Description of the task:
Look through the data below and output, unchanged, every line from the one holding "Reproduce this chart with matplotlib." through the one holding "70, 80, 90]", inclusive. Skip the pictures.

Items listed in a dataset

#####

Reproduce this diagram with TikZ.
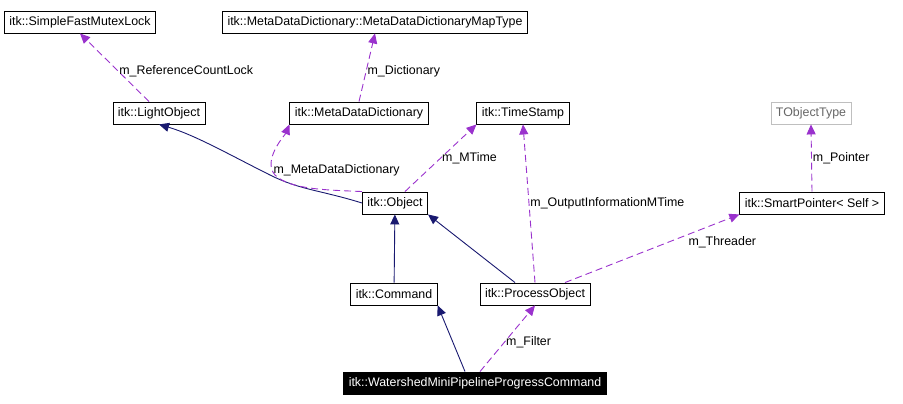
\documentclass[tikz,border=0pt]{standalone}
\usepackage{fontspec}
\setmainfont{Liberation Sans}
\usetikzlibrary{arrows.meta}
\definecolor{edgeblue}{HTML}{191970}
\definecolor{edgepurple}{HTML}{9A32CD}
\begin{document}
\begin{tikzpicture}[
x=1pt, y=-1pt,
font=\fontsize{12.4}{14}\selectfont,
classnode/.style={
draw,
line width=0.9pt,
minimum height=22pt,
inner xsep=5pt,
inner ysep=0pt,
},
inherit/.style={edgeblue, line width=0.9pt, arrows={-Triangle[length=10pt, width=9pt]}},
usage/.style={edgepurple, line width=0.9pt, dash pattern=on 7pt off 4pt, arrows={-Triangle[length=10pt, width=9pt]}},
elabel/.style={text=black, inner sep=1pt},
]
\useasboundingbox (0,0) rectangle (903,404);

% class boxes
\node [classnode] at (80,22) (mutex) {itk::SimpleFastMutexLock};
\node [classnode] at (375,22) (maptype) {itk::MetaDataDictionary::MetaDataDictionaryMapType};
\node [classnode] at (159,113) (light) {itk::LightObject};
\node [classnode] at (359,113) (dict) {itk::MetaDataDictionary};
\node [classnode] at (523,113) (stamp) {itk::TimeStamp};
\node [classnode, draw=gray!50, text=gray!80!black] at (811,113) (tobj) {TObjectType};
\node [classnode] at (395,203) (object) {itk::Object};
\node [classnode] at (812,203) (smart) {itk::SmartPointer< Self >};
\node [classnode] at (394,294) (command) {itk::Command};
\node [classnode] at (535,294) (process) {itk::ProcessObject};
\node [classnode, fill=black, text=white] at (475,383) (water) {itk::WatershedMiniPipelineProgressCommand};

% inheritance
\draw [inherit] (object.west) .. controls (320,190) and (300,190) .. (270,175)
.. controls (230,155) and (195,135) .. (light.south);
\draw [inherit] (command) -- (object);
\draw [inherit] (process.north) ++(-20,0) coordinate (p0) (p0) -- (object.south east);
\draw [inherit] (water.north) ++(-10,0) coordinate (w1) (w1) -- (command.south east);

% members
\draw [usage] (water.north) ++(5,0) coordinate (w2) (w2) -- node[elabel, right, pos=0.45] {m\_Filter} (process.south);
\draw [usage] (light.north) ++(-10,0) coordinate (l1) (l1) -- node[elabel, right, pos=0.45] {m\_ReferenceCountLock} (mutex.south);
\draw [usage] (dict.north) -- node[elabel, right, pos=0.45] {m\_Dictionary} (maptype.south);
\draw [usage] (object.north west) .. controls (330,190) and (290,190) .. (275,175)
.. controls (262,160) and (285,135) .. node[elabel, right, pos=0.1] {m\_MetaDataDictionary} (dict.south west);
\draw [usage] (object.north) ++(10,0) coordinate (o1) (o1) -- node[elabel, right, pos=0.5] {m\_MTime} (stamp.south west);
\draw [usage] (process.north) -- node[elabel, right, pos=0.5] {m\_OutputInformationMTime} (stamp.south);
\draw [usage] (process.north) ++(30,0) coordinate (p1) (p1) -- node[elabel, below right, pos=0.7] {m\_Threader} (smart.south west);
\draw [usage] (smart.north) -- node[elabel, right, pos=0.5] {m\_Pointer} (tobj.south);

\end{tikzpicture}
\end{document}
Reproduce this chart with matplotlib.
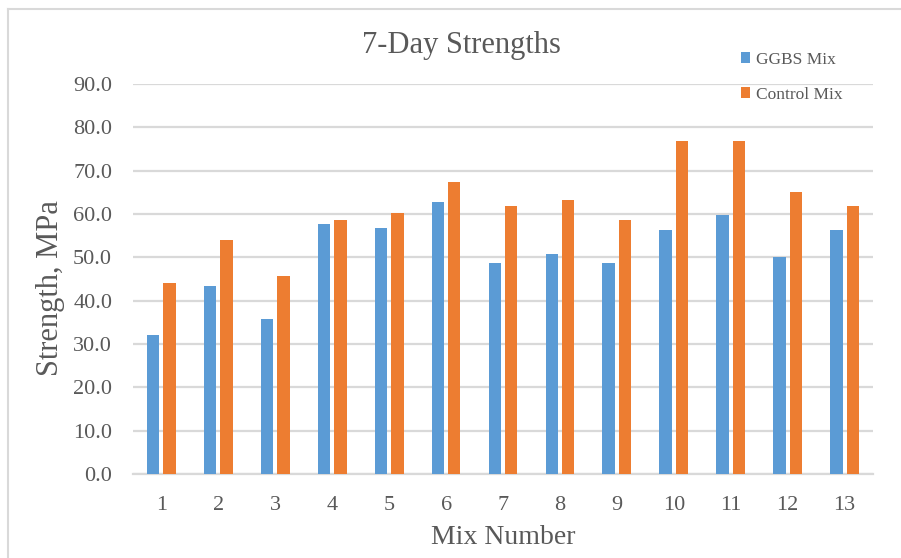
import matplotlib
matplotlib.use("Agg")
import matplotlib.pyplot as plt
from matplotlib.lines import Line2D
import numpy as np

mixes = [str(i) for i in range(1, 14)]
ggbs = [32.0, 43.5, 35.8, 57.8, 56.7, 62.8, 48.8, 50.8, 48.8, 56.2, 59.8, 50.1, 56.2]
control = [44.0, 54.0, 45.7, 58.6, 60.2, 67.4, 61.9, 63.2, 58.6, 76.8, 76.8, 65.0, 61.9]
y_ticks = [0, 10, 20, 30, 40, 50, 60, 70, 80, 90]

BLUE = "#5B9BD5"
ORANGE = "#ED7D31"
TEXT = "#595959"
GRID = "#D9D9D9"

plt.rcParams["font.family"] = ["Liberation Serif", "DejaVu Serif"]

W, H = 901, 558
fig = plt.figure(figsize=(W / 100, H / 100), dpi=100)
ax = fig.add_axes([133 / W, 1 - 474 / H, (873 - 133) / W, (474 - 84) / H])

x = np.arange(1, len(mixes) + 1)
bw = 0.218
off = 0.144
ax.bar(x - off, ggbs, width=bw, color=BLUE, label="GGBS Mix", zorder=3)
ax.bar(x + off, control, width=bw, color=ORANGE, label="Control Mix", zorder=3)

ax.set_xlim(0.5, len(mixes) + 0.5)
ax.set_ylim(0, 90)
ax.set_yticks(y_ticks)
ax.set_yticklabels([f"{v:.1f}" for v in y_ticks])
ax.set_xticks(x)
ax.set_xticklabels(mixes)
ax.tick_params(axis="both", length=0, labelsize=16, colors=TEXT)
ax.tick_params(axis="y", pad=15)
ax.tick_params(axis="x", pad=16)

ax.grid(axis="y", color=GRID, linewidth=1.6, zorder=0)
for s in ["left", "right", "top"]:
    ax.spines[s].set_visible(False)
ax.spines["bottom"].set_color(GRID)
ax.spines["bottom"].set_linewidth(1.6)

ax.set_xlabel("Mix Number", fontsize=20, color=TEXT)
ax.xaxis.set_label_coords((503 - 133) / 740, -(538 - 474) / 390)
ax.xaxis.label.set_va("center")
ax.set_ylabel("Strength, MPa", fontsize=22, color=TEXT)
ax.yaxis.set_label_coords(-(133 - 51) / 740, (474 - 288) / 390)
ax.yaxis.label.set_va("center")

fig.text(461 / W, 1 - 45 / H, "7-Day Strengths", ha="center", va="center",
         fontsize=22, color=TEXT)

fig.legend(loc="upper left", bbox_to_anchor=(725 / W, 1 - 36 / H),
           frameon=False, fontsize=12.5, labelcolor=TEXT,
           handlelength=0.55, handleheight=0.55, handletextpad=0.35,
           labelspacing=1.1)

# chart-area border (left and top edges)
fig.add_artist(Line2D([8 / W, 8 / W], [0, 1 - 9 / H], transform=fig.transFigure,
                      color=GRID, linewidth=1.5))
fig.add_artist(Line2D([8 / W, 1], [1 - 9 / H, 1 - 9 / H], transform=fig.transFigure,
                      color=GRID, linewidth=1.5))

fig.savefig("out.png", dpi=100)
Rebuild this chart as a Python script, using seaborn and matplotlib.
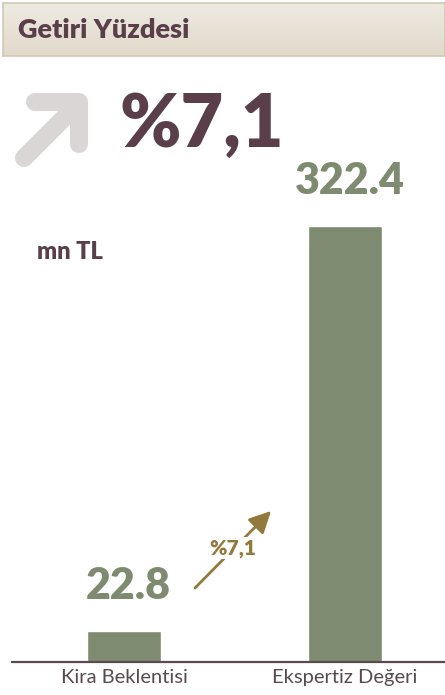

#####

Response to the exercise:
Reproduce this chart with matplotlib.
import matplotlib
matplotlib.use("Agg")
import matplotlib.pyplot as plt
from matplotlib.lines import Line2D
import numpy as np

mixes = [str(i) for i in range(1, 14)]
ggbs = [32.0, 43.5, 35.8, 57.8, 56.7, 62.8, 48.8, 50.8, 48.8, 56.2, 59.8, 50.1, 56.2]
control = [44.0, 54.0, 45.7, 58.6, 60.2, 67.4, 61.9, 63.2, 58.6, 76.8, 76.8, 65.0, 61.9]
y_ticks = [0, 10, 20, 30, 40, 50, 60, 70, 80, 90]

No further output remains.